Background
I have a function that takes a number of parameters and returns an error measure which I then want to minimize (using scipy.optimize.leastsq, but that is beside the point right now).
As a toy example, let's assume my function to optimize take the four parameters a,b,c,d:
def f(a,b,c,d):
err = a*b - c*d
return err
The optimizer then want a function with the signature func(x, *args) where x is the parameter vector.
That is, my function is currently written like:
def f_opt(x, *args):
a,b,c,d = x
err = a*b - c*d
return err
But, now I want to do a number of experiments where I fix some parameters while keeping some parameters free in the optimization step.
I could of course do something like:
def f_ad_free(x, b, c):
a, d = x
return f(a,b,c,d)
But this will be cumbersome since I have over 10 parameters which means the combinations of different numbers of free-vs-fixed parameters will potentially be quite large.

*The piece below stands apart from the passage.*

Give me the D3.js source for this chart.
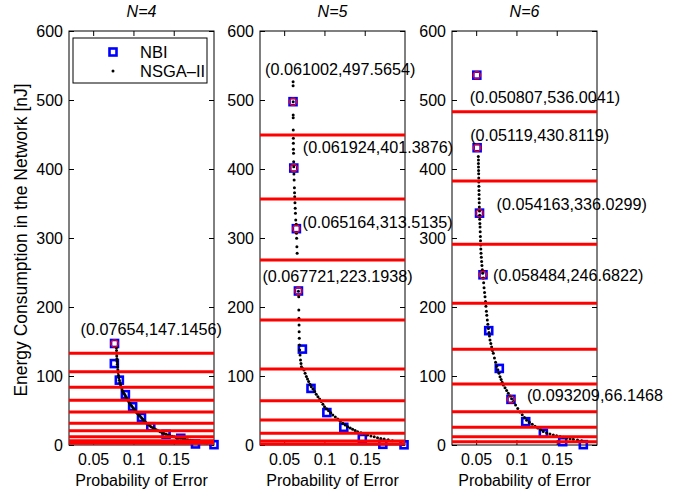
<!DOCTYPE html>
<html>
<head>
<meta charset="utf-8">
<script src="https://cdn.jsdelivr.net/npm/d3@7"></script>
<style>
body { margin: 0; background: #fff; }
text { font-family: "Liberation Sans", Arial, Helvetica, sans-serif; fill: #000; }
</style>
</head>
<body>
<div id="chart"></div>
<script>
// ---- data ----
var titles = ["N=4", "N=5", "N=6"];
var xTicks = [0.05, 0.1, 0.15];
var yTicks = [0, 100, 200, 300, 400, 500, 600];
var legendNames = ["NBI", "NSGA\u2013II"];

// NBI solutions (blue squares)
var nbi4 = [[0.07654,147.1456],[0.0763,118],[0.0825,94],[0.0900,73],[0.0990,55.5],[0.1100,40],[0.1215,26.5],[0.1405,15.5],[0.1588,9.7],[0.1770,1.5],[0.2000,0.5]];
var nbi5 = [[0.061002,497.5654],[0.061924,401.3876],[0.065164,313.5135],[0.067721,223.1938],[0.0726,139],[0.0833,82],[0.1030,47],[0.1240,25.6],[0.1470,9.5],[0.1725,1],[0.1988,0.3]];
var nbi6 = [[0.050807,536.0041],[0.05119,430.8119],[0.054163,336.0299],[0.058484,246.6822],[0.0656,165.7],[0.0787,111],[0.093209,66.1468],[0.1115,33.8],[0.1334,17],[0.1574,4.8],[0.1830,0.5]];

// NSGA-II front (black dots)
var nsga4 = [[0.0789,141],[0.0790,137],[0.0791,133],[0.0793,129],[0.0795,125],[0.0797,121],[0.0800,117],[0.0803,113],[0.0806,109],[0.0810,105],[0.0814,101],[0.0819,97.5],[0.0825,94],
  [0.0832,90.5],[0.0840,87],[0.0848,84],[0.0857,81],[0.0867,78],[0.0878,75.5],[0.0890,73.5],[0.0900,71.5],
  [0.0912,69],[0.0925,66],[0.0938,63.5],[0.0951,61],[0.0964,58.5],[0.0978,56.5],[0.0992,54.5],
  [0.1006,52.5],[0.1020,50],[0.1035,47.5],[0.1050,45.5],[0.1066,43.5],[0.1083,41.5],[0.1100,39.5],
  [0.1116,37.5],[0.1132,35.5],[0.1149,33.5],[0.1166,31.5],[0.1183,29.8],[0.1200,28.2],[0.1218,26.6],
  [0.1240,25],[0.1262,23.5],[0.1285,22],[0.1308,20.5],[0.1332,19.2],[0.1356,17.9],[0.1380,16.7],[0.1405,15.6],
  [0.1430,14.5],[0.1455,13.5],[0.1480,12.6],[0.1505,11.8],[0.1530,11.0],[0.1558,10.3],[0.1586,9.7],
  [0.1615,9.0],[0.1645,8.3],[0.1675,7.5],[0.1705,6.8],[0.1735,6.1],[0.1765,5.4],[0.1795,4.8],[0.1825,4.2],[0.1855,3.7],[0.1885,3.3],[0.1912,3.0]];
var nsga5 = [[0.0611,526.5],[0.0611,520.8],[0.0612,497.6],[0.0612,478.3],[0.0612,474.4],[0.0613,456.5],[0.0614,444.5],[0.0614,437.2],[0.0615,428.5],[0.0616,422.7],[0.0618,410.6],[0.0619,403.4],
  [0.0621,392.8],[0.0624,384],[0.0627,373],[0.0629,365.7],[0.0631,359.9],[0.0634,351.2],[0.0637,343],[0.0640,335.8],[0.0644,326],[0.0650,319.8],[0.0653,306.8],[0.0655,299.5],[0.0658,287.4],[0.0661,277.8],
  [0.0677,223],[0.0681,214.9],[0.0682,195.7],[0.0683,183.6],[0.0685,173.9],[0.0686,164.2],[0.0688,154.6],[0.0690,144.9],[0.0693,137.7],[0.0697,130.4],[0.0703,123.2],[0.0709,118],[0.0714,113.5],
  [0.0730,111],[0.0746,108.7],[0.0760,104],[0.0776,99.1],[0.0790,95.5],[0.0804,91.9],[0.0820,88.2],[0.0837,84.6],[0.0857,81],[0.0878,77.4],[0.0898,73.7],[0.0919,70.1],[0.0940,66.5],[0.0961,62.9],
  [0.0981,59.2],[0.1001,55.6],[0.1026,52.6],[0.1051,49.7],[0.1078,46.6],[0.1104,43.5],[0.1135,40.6],[0.1166,37.7],[0.1196,34.5],[0.1227,31.4],[0.1258,29],[0.1289,26.6],[0.1320,24.6],[0.1350,22.7],
  [0.1381,21],[0.1412,19.3],[0.1453,17.6],[0.1495,15.9],[0.1536,14.4],[0.1577,13.0],[0.1618,11.8],[0.1659,10.6],[0.1700,9.6],[0.1741,8.7],[0.1792,7.5],[0.1844,6.3]];
var nsga6 = [[0.0527,418],[0.0528,413],[0.0528,408],[0.0529,403],[0.0530,398],[0.0531,393],[0.0532,387],[0.0533,381],[0.0534,375],[0.0535,369],[0.0536,363],[0.0537,357],[0.0538,351],[0.0539,345],
  [0.0541,339],[0.0543,333],[0.0544,327],[0.0546,321],[0.0548,316],[0.0550,309],[0.0552,302],[0.0554,296],[0.0556,290],[0.0558,284],[0.0560,278],[0.0564,272],[0.0568,266],[0.0572,260],[0.0576,254],
  [0.0581,249],[0.0587,242],[0.0593,235],[0.0598,228],[0.0604,221],[0.0610,215],[0.0616,208],[0.0621,201],[0.0627,194],[0.0632,188],[0.0638,181],[0.0645,175],[0.0652,169],[0.0659,163],[0.0665,158],
  [0.0672,152],[0.0682,147],[0.0692,142],[0.0702,137],[0.0713,133],[0.0727,126],[0.0741,120],[0.0755,114],[0.0769,109],[0.0783,104],[0.0796,99],[0.0810,95],[0.0823,91],[0.0837,87],[0.0858,83],
  [0.0878,79],[0.0899,75],[0.0920,71],[0.0940,67],[0.0961,63],[0.0989,58],[0.1016,53],[0.1044,48],[0.1072,44],[0.1099,40],[0.1127,36],[0.1161,33],[0.1196,30],[0.1230,27],[0.1264,24.5],
  [0.1299,22],[0.1333,19.5],[0.1375,17.8],[0.1416,16],[0.1458,14.5],[0.1499,13.3],[0.1541,12.2],[0.1582,11.1],[0.1623,10.1],[0.1665,9.1],[0.1706,8.2],[0.1758,7.2],[0.1810,6.3]];

// red horizontal levels
var cut4 = [132.9, 106.2, 83.6, 64.8, 47.8, 31.4, 20.7, 12.0, 6.2, 2.4];
var cut5 = [449.3, 356.5, 268.1, 181.2, 110.1, 64.2, 36.2, 17.0, 5.8, 1.4];
var cut6 = [483, 382.6, 290.8, 205.3, 138.7, 88.4, 48.3, 25.6, 12.0, 4.8];

// annotated NBI points (index into the NBI list) and their labels
var marked4 = [0];
var marked5 = [0, 1, 2, 3];
var marked6 = [0, 1, 2, 3, 6];
var labels4 = ["(0.07654,147.1456)"];
var labels5 = ["(0.061002,497.5654)", "(0.061924,401.3876)", "(0.065164,313.5135)", "(0.067721,223.1938)"];
var labels6 = ["(0.050807,536.0041)", "(0.05119,430.8119)", "(0.054163,336.0299)", "(0.058484,246.6822)", "(0.093209,66.1468"];

// ---- layout ----
var lefts = [69, 260, 452],
    plotTop = 31,
    width = 145,
    height = 414;

// label offsets in px from the marked point (left edge, vertical centre)
var labelOffsets = [
  [[-34, -14]],
  [[-28, -33], [9, -21], [6, -7], [-36, -15]],
  [[-7, 22], [-7, -13], [17, -9], [10, 0], [16, -4]]
];

var panels = [
  {title: titles[0], nbi: nbi4, nsga: nsga4, cuts: cut4, marked: marked4, labels: labels4},
  {title: titles[1], nbi: nbi5, nsga: nsga5, cuts: cut5, marked: marked5, labels: labels5},
  {title: titles[2], nbi: nbi6, nsga: nsga6, cuts: cut6, marked: marked6, labels: labels6}
];

var svg = d3.select("#chart")
  .append("svg")
  .attr("width", 694)
  .attr("height", 494);

var x = d3.scaleLinear().domain([0.02, 0.2]).range([0, width]);
var y = d3.scaleLinear().domain([0, 600]).range([height, 0]);

panels.forEach(function(p, i) {
  var g = svg.append("g")
    .attr("transform", "translate(" + lefts[i] + "," + plotTop + ")");

  // axes with inward ticks on all four sides
  g.append("g")
    .attr("transform", "translate(0," + height + ")")
    .call(d3.axisBottom(x).tickValues(xTicks).tickFormat(function(d){ return String(d); })
      .tickSizeInner(-5).tickSizeOuter(0).tickPadding(9));
  g.append("g")
    .call(d3.axisTop(x).tickValues(xTicks).tickFormat("").tickSizeInner(-5).tickSizeOuter(0));
  g.append("g")
    .call(d3.axisLeft(y).tickValues(yTicks).tickSizeInner(-5).tickSizeOuter(0).tickPadding(6));
  g.append("g")
    .attr("transform", "translate(" + width + ",0)")
    .call(d3.axisRight(y).tickValues(yTicks).tickFormat("").tickSizeInner(-5).tickSizeOuter(0));
  g.selectAll(".domain").remove();
  g.selectAll(".tick line").attr("stroke", "#000");
  g.selectAll(".tick text").style("font-size", "16px").attr("fill", "#000");

  g.append("rect")
    .attr("width", width).attr("height", height)
    .attr("fill", "none").attr("stroke", "#000").attr("stroke-width", 1);

  // NBI squares
  g.selectAll(".nbi")
    .data(p.nbi)
    .enter().append("rect")
    .attr("x", function(d) { return x(d[0]) - 3.5; })
    .attr("y", function(d) { return y(d[1]) - 3.5; })
    .attr("width", 7).attr("height", 7)
    .attr("fill", "none")
    .attr("stroke", "#0000ff")
    .attr("stroke-width", 2.6);

  // NSGA-II dots
  g.selectAll(".nsga")
    .data(p.nsga)
    .enter().append("circle")
    .attr("cx", function(d) { return x(d[0]); })
    .attr("cy", function(d) { return y(d[1]); })
    .attr("r", 1.5)
    .attr("fill", "#000");

  // red circles round the annotated points
  g.selectAll(".mark")
    .data(p.marked)
    .enter().append("circle")
    .attr("cx", function(k) { return x(p.nbi[k][0]); })
    .attr("cy", function(k) { return y(p.nbi[k][1]); })
    .attr("r", 3.6)
    .attr("fill", "none")
    .attr("stroke", "#ff0000")
    .attr("stroke-width", 1.2);

  // red levels
  g.selectAll(".cut")
    .data(p.cuts)
    .enter().append("line")
    .attr("x1", 0).attr("x2", width)
    .attr("y1", function(d) { return y(d); })
    .attr("y2", function(d) { return y(d); })
    .attr("stroke", "#ff0000")
    .attr("stroke-width", 3);

  // annotations
  g.selectAll(".lab")
    .data(p.marked)
    .enter().append("text")
    .attr("x", function(k, j) { return x(p.nbi[k][0]) + labelOffsets[i][j][0]; })
    .attr("y", function(k, j) { return y(p.nbi[k][1]) + labelOffsets[i][j][1]; })
    .attr("dy", "0.36em")
    .style("font-size", "16.2px")
    .text(function(k, j) { return p.labels[j]; });

  // title and x label
  g.append("text")
    .attr("x", width / 2).attr("y", -14)
    .attr("text-anchor", "middle")
    .style("font-size", "16px")
    .style("font-style", "italic")
    .text(p.title);
  g.append("text")
    .attr("x", width / 2).attr("y", height + 41)
    .attr("text-anchor", "middle")
    .style("font-size", "16px")
    .text("Probability of Error");

  // legend only in the first panel
  if (i == 0) {
    var lg = g.append("g").attr("transform", "translate(4,7)");
    lg.append("rect")
      .attr("width", 134).attr("height", 45)
      .attr("fill", "#fff").attr("stroke", "#000").attr("stroke-width", 1);
    lg.append("rect")
      .attr("x", 36.5).attr("y", 10.5).attr("width", 7).attr("height", 7)
      .attr("fill", "none").attr("stroke", "#0000ff").attr("stroke-width", 2.6);
    lg.append("circle")
      .attr("cx", 40).attr("cy", 33).attr("r", 1.5).attr("fill", "#000");
    lg.selectAll(".lgt")
      .data(legendNames)
      .enter().append("text")
      .attr("x", 67)
      .attr("y", function(d, j) { return 14 + j * 19; })
      .attr("dy", "0.36em")
      .style("font-size", "16.5px")
      .text(function(d) { return d; });
  }
});

// y axis label
svg.append("text")
  .attr("transform", "translate(27,240) rotate(-90)")
  .attr("text-anchor", "middle")
  .style("font-size", "17.5px")
  .text("Energy Consumption in the Network [nJ]");
</script>
</body>
</html>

First approach using dicts
One solution I had was to write my inner function f with keyword args instead of positional args and then wrap the solution like this:
def generate(func, all_param, fixed_param):
param_dict = {k : None for k in all_param}
free_param = [param for param in all_param if param not in fixed_param]
def wrapped(x, *args):
param_dict.update({k : v for k, v in zip(fixed_param, args)})
param_dict.update({k : v for k, v in zip(free_param, x)})
return func(**param_dict)
return wrapped
Creating a function that fixes 'b' and 'c' then turns into the following:
all_params = ['a','b','c']
f_bc_fixed = generate(f_inner, all_params, ['b', 'c'])
a = 1
b = 2
c = 3
d = 4
f_bc_fixed((a,d), b, c)
Question time!
My question is whether anyone can think of a neater way solve this. Since the final function is going to be run in an optimization step I can't accept too much overhead for each function call.
The time it takes to generate the optimization function is irrelevant.
I can think of several ways to avoid using a closure as you do above, though after doing some testing, I'm not sure either of these will be faster. One approach might be to skip the wrapper and just write a function that accepts
A vector
A list of free names
A dictionary mapping names to values.
Then do something very like what you do above, but in the function itself:
def f(free_vals, free_names, params):
params.update(zip(free_names, free_vals))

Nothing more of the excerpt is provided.